Data block:
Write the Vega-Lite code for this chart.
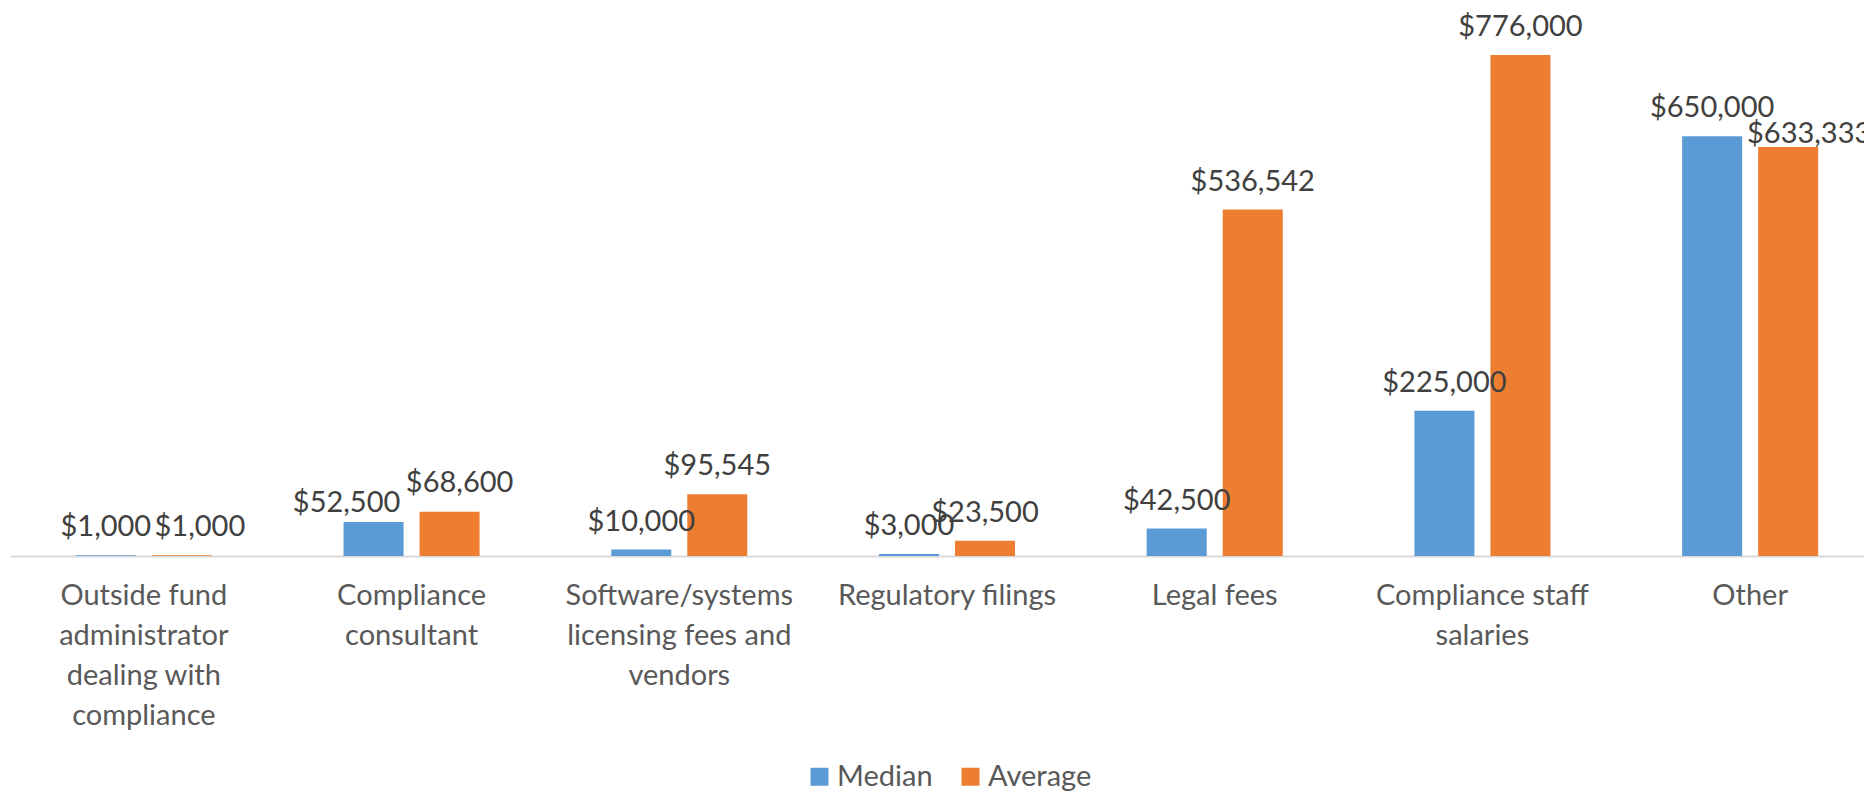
{
  "$schema": "https://vega.github.io/schema/vega-lite/v6.json",
  "width": 1854,
  "height": 556,
  "autosize": "none",
  "padding": {"left": 10, "top": 0, "right": 0, "bottom": 236},
  "background": "white",
  "config": {"view": {"stroke": null}, "font": "Lato"},
  "data": {
    "values": [
      {"category": "Outside fund administrator dealing with compliance", "series": "Median", "value": 1000},
      {"category": "Outside fund administrator dealing with compliance", "series": "Average", "value": 1000},
      {"category": "Compliance consultant", "series": "Median", "value": 52500},
      {"category": "Compliance consultant", "series": "Average", "value": 68600},
      {"category": "Software/systems licensing fees and vendors", "series": "Median", "value": 10000},
      {"category": "Software/systems licensing fees and vendors", "series": "Average", "value": 95545},
      {"category": "Regulatory filings", "series": "Median", "value": 3000},
      {"category": "Regulatory filings", "series": "Average", "value": 23500},
      {"category": "Legal fees", "series": "Median", "value": 42500},
      {"category": "Legal fees", "series": "Average", "value": 536542},
      {"category": "Compliance staff salaries", "series": "Median", "value": 225000},
      {"category": "Compliance staff salaries", "series": "Average", "value": 776000},
      {"category": "Other", "series": "Median", "value": 650000},
      {"category": "Other", "series": "Average", "value": 633333}
    ]
  },
  "encoding": {
    "x": {
      "field": "category",
      "type": "nominal",
      "sort": null,
      "scale": {"range": [0, 1874], "paddingInner": 0, "paddingOuter": 0},
      "axis": {
        "title": null,
        "labelAngle": 0,
        "ticks": false,
        "domainColor": "#d9d9d9",
        "domainWidth": 2,
        "labelFont": "Lato",
        "labelFontSize": 29,
        "labelColor": "#595959",
        "labelLineHeight": 40,
        "labelPadding": 25,
        "labelLimit": 0,
        "labelOverlap": false,
        "labelExpr": "datum.value == 'Outside fund administrator dealing with compliance' ? ['Outside fund', 'administrator', 'dealing with', 'compliance'] : datum.value == 'Compliance consultant' ? ['Compliance', 'consultant'] : datum.value == 'Software/systems licensing fees and vendors' ? ['Software/systems', 'licensing fees and', 'vendors'] : datum.value == 'Compliance staff salaries' ? ['Compliance staff', 'salaries'] : datum.value"
      }
    },
    "xOffset": {
      "field": "series",
      "type": "nominal",
      "sort": ["Median", "Average"],
      "scale": {"paddingInner": 0.2105, "paddingOuter": 0.866}
    },
    "y": {
      "field": "value",
      "type": "quantitative",
      "scale": {"domain": [0, 861000], "nice": false, "zero": true},
      "axis": null
    }
  },
  "layer": [
    {
      "mark": {"type": "bar"},
      "encoding": {
        "color": {
          "field": "series",
          "type": "nominal",
          "sort": ["Median", "Average"],
          "scale": {"domain": ["Median", "Average"], "range": ["#5B9BD5", "#ED7D31"]},
          "legend": {
            "title": null,
            "orient": "none",
            "legendX": 795,
            "legendY": 762,
            "direction": "horizontal",
            "symbolType": "square",
            "symbolSize": 324,
            "symbolStrokeWidth": 0,
            "labelFont": "Lato",
            "labelFontSize": 29,
            "labelColor": "#595959",
            "labelOffset": 3,
            "columnPadding": 23,
            "padding": 0
          }
        }
      }
    },
    {
      "transform": [
        {"filter": "!((datum.category == 'Outside fund administrator dealing with compliance' && datum.series == 'Average') || datum.category == 'Compliance consultant' || (datum.category == 'Other' && datum.series == 'Average'))"}
      ],
      "mark": {"type": "text", "font": "Lato", "fontSize": 29, "color": "#404040", "baseline": "alphabetic", "align": "center", "dy": -19},
      "encoding": {"text": {"field": "value", "type": "quantitative", "format": "$,.0f"}}
    },
    {
      "transform": [
        {"filter": "datum.category == 'Outside fund administrator dealing with compliance' && datum.series == 'Average'"}
      ],
      "mark": {"type": "text", "font": "Lato", "fontSize": 29, "color": "#404040", "baseline": "alphabetic", "align": "center", "dy": -19, "dx": 18},
      "encoding": {"text": {"field": "value", "type": "quantitative", "format": "$,.0f"}}
    },
    {
      "transform": [
        {"filter": "datum.category == 'Compliance consultant' && datum.series == 'Median'"}
      ],
      "mark": {"type": "text", "font": "Lato", "fontSize": 29, "color": "#404040", "baseline": "alphabetic", "align": "center", "dy": -10, "dx": -27},
      "encoding": {"text": {"field": "value", "type": "quantitative", "format": "$,.0f"}}
    },
    {
      "transform": [
        {"filter": "datum.category == 'Compliance consultant' && datum.series == 'Average'"}
      ],
      "mark": {"type": "text", "font": "Lato", "fontSize": 29, "color": "#404040", "baseline": "alphabetic", "align": "center", "dy": -20, "dx": 10},
      "encoding": {"text": {"field": "value", "type": "quantitative", "format": "$,.0f"}}
    },
    {
      "transform": [
        {"filter": "datum.category == 'Other' && datum.series == 'Average'"}
      ],
      "mark": {"type": "text", "font": "Lato", "fontSize": 29, "color": "#404040", "baseline": "alphabetic", "align": "center", "dy": -4, "dx": 21},
      "encoding": {"text": {"field": "value", "type": "quantitative", "format": "$,.0f"}}
    }
  ]
}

What needs to be done:
Omit every picture, then repeat the remaining data exactly as it appears above.

Output for this task:
Write the Vega-Lite code for this chart.
{
  "$schema": "https://vega.github.io/schema/vega-lite/v6.json",
  "width": 1854,
  "height": 556,
  "autosize": "none",
  "padding": {"left": 10, "top": 0, "right": 0, "bottom": 236},
  "background": "white",
  "config": {"view": {"stroke": null}, "font": "Lato"},
  "data": {
    "values": [
      {"category": "Outside fund administrator dealing with compliance", "series": "Median", "value": 1000},
      {"category": "Outside fund administrator dealing with compliance", "series": "Average", "value": 1000},
      {"category": "Compliance consultant", "series": "Median", "value": 52500},
      {"category": "Compliance consultant", "series": "Average", "value": 68600},
      {"category": "Software/systems licensing fees and vendors", "series": "Median", "value": 10000},
      {"category": "Software/systems licensing fees and vendors", "series": "Average", "value": 95545},
      {"category": "Regulatory filings", "series": "Median", "value": 3000},
      {"category": "Regulatory filings", "series": "Average", "value": 23500},
      {"category": "Legal fees", "series": "Median", "value": 42500},
      {"category": "Legal fees", "series": "Average", "value": 536542},
      {"category": "Compliance staff salaries", "series": "Median", "value": 225000},
      {"category": "Compliance staff salaries", "series": "Average", "value": 776000},
      {"category": "Other", "series": "Median", "value": 650000},
      {"category": "Other", "series": "Average", "value": 633333}
    ]
  },
  "encoding": {
    "x": {
      "field": "category",
      "type": "nominal",
      "sort": null,
      "scale": {"range": [0, 1874], "paddingInner": 0, "paddingOuter": 0},
      "axis": {
        "title": null,
        "labelAngle": 0,
        "ticks": false,
        "domainColor": "#d9d9d9",
        "domainWidth": 2,
        "labelFont": "Lato",
        "labelFontSize": 29,
        "labelColor": "#595959",
        "labelLineHeight": 40,
        "labelPadding": 25,
        "labelLimit": 0,
        "labelOverlap": false,
        "labelExpr": "datum.value == 'Outside fund administrator dealing with compliance' ? ['Outside fund', 'administrator', 'dealing with', 'compliance'] : datum.value == 'Compliance consultant' ? ['Compliance', 'consultant'] : datum.value == 'Software/systems licensing fees and vendors' ? ['Software/systems', 'licensing fees and', 'vendors'] : datum.value == 'Compliance staff salaries' ? ['Compliance staff', 'salaries'] : datum.value"
      }
    },
    "xOffset": {
      "field": "series",
      "type": "nominal",
      "sort": ["Median", "Average"],
      "scale": {"paddingInner": 0.2105, "paddingOuter": 0.866}
    },
    "y": {
      "field": "value",
      "type": "quantitative",
      "scale": {"domain": [0, 861000], "nice": false, "zero": true},
      "axis": null
    }
  },
  "layer": [
    {
      "mark": {"type": "bar"},
      "encoding": {
        "color": {
          "field": "series",
          "type": "nominal",
          "sort": ["Median", "Average"],
          "scale": {"domain": ["Median", "Average"], "range": ["#5B9BD5", "#ED7D31"]},
          "legend": {
            "title": null,
            "orient": "none",
            "legendX": 795,
            "legendY": 762,
            "direction": "horizontal",
            "symbolType": "square",
            "symbolSize": 324,
            "symbolStrokeWidth": 0,
            "labelFont": "Lato",
            "labelFontSize": 29,
            "labelColor": "#595959",
            "labelOffset": 3,
            "columnPadding": 23,
            "padding": 0
          }
        }
      }
    },
    {
      "transform": [
        {"filter": "!((datum.category == 'Outside fund administrator dealing with compliance' && datum.series == 'Average') || datum.category == 'Compliance consultant' || (datum.category == 'Other' && datum.series == 'Average'))"}
      ],
      "mark": {"type": "text", "font": "Lato", "fontSize": 29, "color": "#404040", "baseline": "alphabetic", "align": "center", "dy": -19},
      "encoding": {"text": {"field": "value", "type": "quantitative", "format": "$,.0f"}}
    },
    {
      "transform": [
        {"filter": "datum.category == 'Outside fund administrator dealing with compliance' && datum.series == 'Average'"}
      ],
      "mark": {"type": "text", "font": "Lato", "fontSize": 29, "color": "#404040", "baseline": "alphabetic", "align": "center", "dy": -19, "dx": 18},
      "encoding": {"text": {"field": "value", "type": "quantitative", "format": "$,.0f"}}
    },
    {
      "transform": [
        {"filter": "datum.category == 'Compliance consultant' && datum.series == 'Median'"}
      ],
      "mark": {"type": "text", "font": "Lato", "fontSize": 29, "color": "#404040", "baseline": "alphabetic", "align": "center", "dy": -10, "dx": -27},
      "encoding": {"text": {"field": "value", "type": "quantitative", "format": "$,.0f"}}
    },
    {
      "transform": [
        {"filter": "datum.category == 'Compliance consultant' && datum.series == 'Average'"}
      ],
      "mark": {"type": "text", "font": "Lato", "fontSize": 29, "color": "#404040", "baseline": "alphabetic", "align": "center", "dy": -20, "dx": 10},
      "encoding": {"text": {"field": "value", "type": "quantitative", "format": "$,.0f"}}
    },
    {
      "transform": [
        {"filter": "datum.category == 'Other' && datum.series == 'Average'"}
      ],
      "mark": {"type": "text", "font": "Lato", "fontSize": 29, "color": "#404040", "baseline": "alphabetic", "align": "center", "dy": -4, "dx": 21},
      "encoding": {"text": {"field": "value", "type": "quantitative", "format": "$,.0f"}}
    }
  ]
}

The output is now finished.